[Code that draws figures]
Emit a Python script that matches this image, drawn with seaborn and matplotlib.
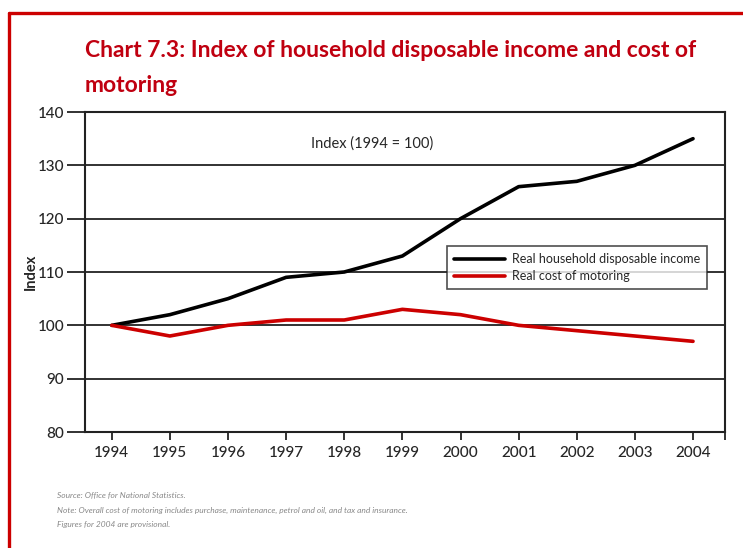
import matplotlib
matplotlib.use("Agg")
import matplotlib.pyplot as plt
from matplotlib.lines import Line2D
import seaborn as sns
import pandas as pd

years = [1994, 1995, 1996, 1997, 1998, 1999, 2000, 2001, 2002, 2003, 2004]
income = [100, 102, 105, 109, 110, 113, 120, 126, 127, 130, 135]
motoring = [100, 98, 100, 101, 101, 103, 102, 100, 99, 98, 97]
series_names = ["Real household disposable income", "Real cost of motoring"]
series_colors = ["#000000", "#cc0000"]
y_ticks = [80, 90, 100, 110, 120, 130, 140]

df = pd.DataFrame({
    "Year": years * 2,
    "Index": income + motoring,
    "Series": [series_names[0]] * len(years) + [series_names[1]] * len(years),
})

sns.set_theme(style="white")
plt.rcParams["font.family"] = ["Lato", "DejaVu Sans"]

fig = plt.figure(figsize=(7.43, 5.48), dpi=100)
ax = fig.add_axes([85 / 743, 1 - 432 / 548, 640 / 743, 320 / 548])

# gridlines drawn first so the series sit on top
for v in y_ticks[1:]:
    ax.axhline(v, color="#222222", lw=1.3, zorder=1)

sns.lineplot(data=df, x="Year", y="Index", hue="Series",
             palette=dict(zip(series_names, series_colors)),
             linewidth=2.6, ax=ax, zorder=3)

ax.set_xlim(1993.54, 2004.55)
ax.set_ylim(80, 140)
ax.set_yticks(y_ticks)
ax.set_xticks(years)
ax.set_xticks([2004.55], minor=True)
ax.tick_params(axis="y", length=13, width=1.3, color="#222222",
               labelsize=11, pad=2, left=True)
ax.tick_params(axis="x", which="both", length=6, width=1.3, color="#222222",
               labelsize=11, pad=4, bottom=True)
for lab in ax.get_xticklabels() + ax.get_yticklabels():
    lab.set_fontweight("medium")

for s in ax.spines.values():
    s.set_color("#222222")
    s.set_linewidth(1.5)

ax.set_xlabel("")
ax.set_ylabel("Index", fontsize=10.5, fontweight="bold")
ax.yaxis.set_label_coords(-0.074, 0.5)

ax.text(0.449, 0.9, "Index (1994 = 100)", transform=ax.transAxes,
        ha="center", va="center", fontsize=10.5)

leg = ax.legend(loc="upper left", bbox_to_anchor=(0.566, 0.581),
                frameon=True, fancybox=False, fontsize=9,
                handlelength=4.1, handletextpad=0.5, borderpad=0.55,
                labelspacing=0.4, borderaxespad=0)
leg.get_frame().set_edgecolor("#222222")
leg.get_frame().set_linewidth(1.2)
for h in leg.get_lines():
    h.set_linewidth(2.6)

# title
title_kw = dict(color="#c00010", fontsize=16.5, fontweight="bold",
                ha="left", va="center", family=["Lato", "DejaVu Sans"])
fig.text(85 / 743, 1 - 50 / 548,
         "Chart 7.3: Index of household disposable income and cost of", **title_kw)
fig.text(85 / 743, 1 - 85 / 548, "motoring", **title_kw)

# notes beneath the chart
notes = [
    "Source: Office for National Statistics.",
    "Note: Overall cost of motoring includes purchase, maintenance, petrol and oil, and tax and insurance.",
    "Figures for 2004 are provisional.",
]
for i, t in enumerate(notes):
    fig.text(57 / 743, 1 - (495 + 15 * i) / 548, t, fontsize=6.0,
             style="italic", color="#888888", ha="left", va="center")

# red frame around the page panel
fig.add_artist(Line2D([9 / 743, 9 / 743], [0, 1 - 13 / 548],
                      transform=fig.transFigure, color="#cc0000", lw=2.4))
fig.add_artist(Line2D([9 / 743, 1], [1 - 13 / 548, 1 - 13 / 548],
                      transform=fig.transFigure, color="#cc0000", lw=2.4))

fig.savefig("out.png", dpi=100, facecolor="white")
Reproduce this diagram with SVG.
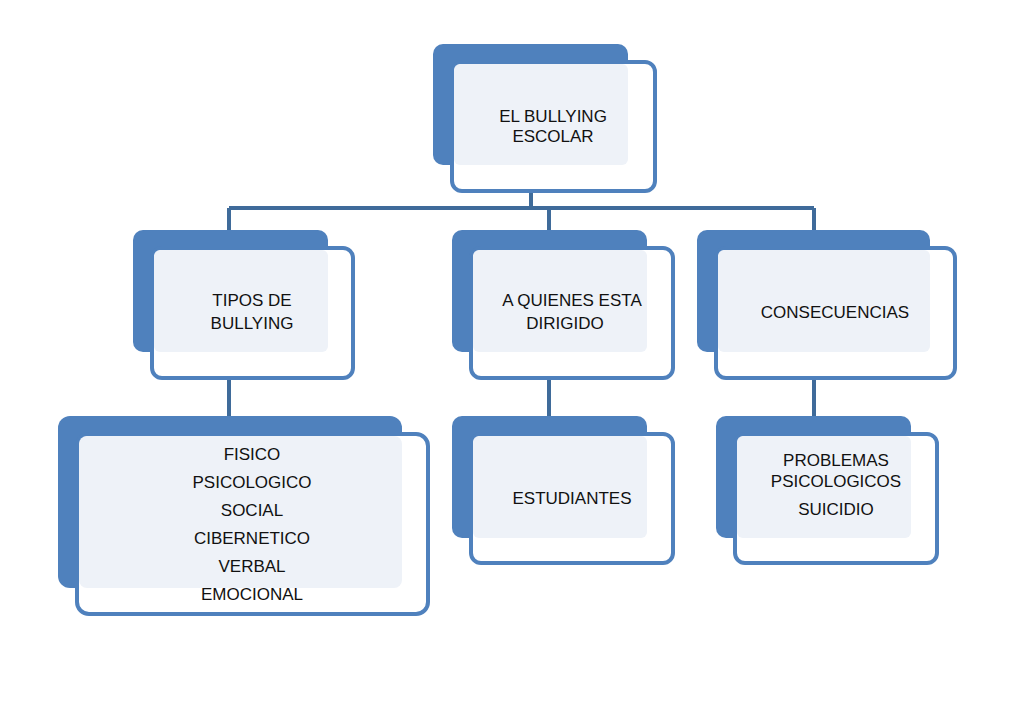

▸ Work to be completed: Reproduce the records above exactly, leaving out every picture they contain.

▸ Written solution:
Emit a Python script that matches this image, drawn with seaborn and matplotlib.
import matplotlib
matplotlib.use("Agg")
import matplotlib.pyplot as plt
from matplotlib.lines import Line2D
import seaborn as sns
import pandas as pd

years = [1994, 1995, 1996, 1997, 1998, 1999, 2000, 2001, 2002, 2003, 2004]
income = [100, 102, 105, 109, 110, 113, 120, 126, 127, 130, 135]
motoring = [100, 98, 100, 101, 101, 103, 102, 100, 99, 98, 97]
series_names = ["Real household disposable income", "Real cost of motoring"]
series_colors = ["#000000", "#cc0000"]
y_ticks = [80, 90, 100, 110, 120, 130, 140]

df = pd.DataFrame({
    "Year": years * 2,
    "Index": income + motoring,
    "Series": [series_names[0]] * len(years) + [series_names[1]] * len(years),
})

sns.set_theme(style="white")
plt.rcParams["font.family"] = ["Lato", "DejaVu Sans"]

fig = plt.figure(figsize=(7.43, 5.48), dpi=100)
ax = fig.add_axes([85 / 743, 1 - 432 / 548, 640 / 743, 320 / 548])

# gridlines drawn first so the series sit on top
for v in y_ticks[1:]:
    ax.axhline(v, color="#222222", lw=1.3, zorder=1)

sns.lineplot(data=df, x="Year", y="Index", hue="Series",
             palette=dict(zip(series_names, series_colors)),
             linewidth=2.6, ax=ax, zorder=3)

ax.set_xlim(1993.54, 2004.55)
ax.set_ylim(80, 140)
ax.set_yticks(y_ticks)
ax.set_xticks(years)
ax.set_xticks([2004.55], minor=True)
ax.tick_params(axis="y", length=13, width=1.3, color="#222222",
               labelsize=11, pad=2, left=True)
ax.tick_params(axis="x", which="both", length=6, width=1.3, color="#222222",
               labelsize=11, pad=4, bottom=True)
for lab in ax.get_xticklabels() + ax.get_yticklabels():
    lab.set_fontweight("medium")

for s in ax.spines.values():
    s.set_color("#222222")
    s.set_linewidth(1.5)

ax.set_xlabel("")
ax.set_ylabel("Index", fontsize=10.5, fontweight="bold")
ax.yaxis.set_label_coords(-0.074, 0.5)

ax.text(0.449, 0.9, "Index (1994 = 100)", transform=ax.transAxes,
        ha="center", va="center", fontsize=10.5)

leg = ax.legend(loc="upper left", bbox_to_anchor=(0.566, 0.581),
                frameon=True, fancybox=False, fontsize=9,
                handlelength=4.1, handletextpad=0.5, borderpad=0.55,
                labelspacing=0.4, borderaxespad=0)
leg.get_frame().set_edgecolor("#222222")
leg.get_frame().set_linewidth(1.2)
for h in leg.get_lines():
    h.set_linewidth(2.6)

# title
title_kw = dict(color="#c00010", fontsize=16.5, fontweight="bold",
                ha="left", va="center", family=["Lato", "DejaVu Sans"])
fig.text(85 / 743, 1 - 50 / 548,
         "Chart 7.3: Index of household disposable income and cost of", **title_kw)
fig.text(85 / 743, 1 - 85 / 548, "motoring", **title_kw)

# notes beneath the chart
notes = [
    "Source: Office for National Statistics.",
    "Note: Overall cost of motoring includes purchase, maintenance, petrol and oil, and tax and insurance.",
    "Figures for 2004 are provisional.",
]
for i, t in enumerate(notes):
    fig.text(57 / 743, 1 - (495 + 15 * i) / 548, t, fontsize=6.0,
             style="italic", color="#888888", ha="left", va="center")

# red frame around the page panel
fig.add_artist(Line2D([9 / 743, 9 / 743], [0, 1 - 13 / 548],
                      transform=fig.transFigure, color="#cc0000", lw=2.4))
fig.add_artist(Line2D([9 / 743, 1], [1 - 13 / 548, 1 - 13 / 548],
                      transform=fig.transFigure, color="#cc0000", lw=2.4))

fig.savefig("out.png", dpi=100, facecolor="white")
Reproduce this diagram with SVG.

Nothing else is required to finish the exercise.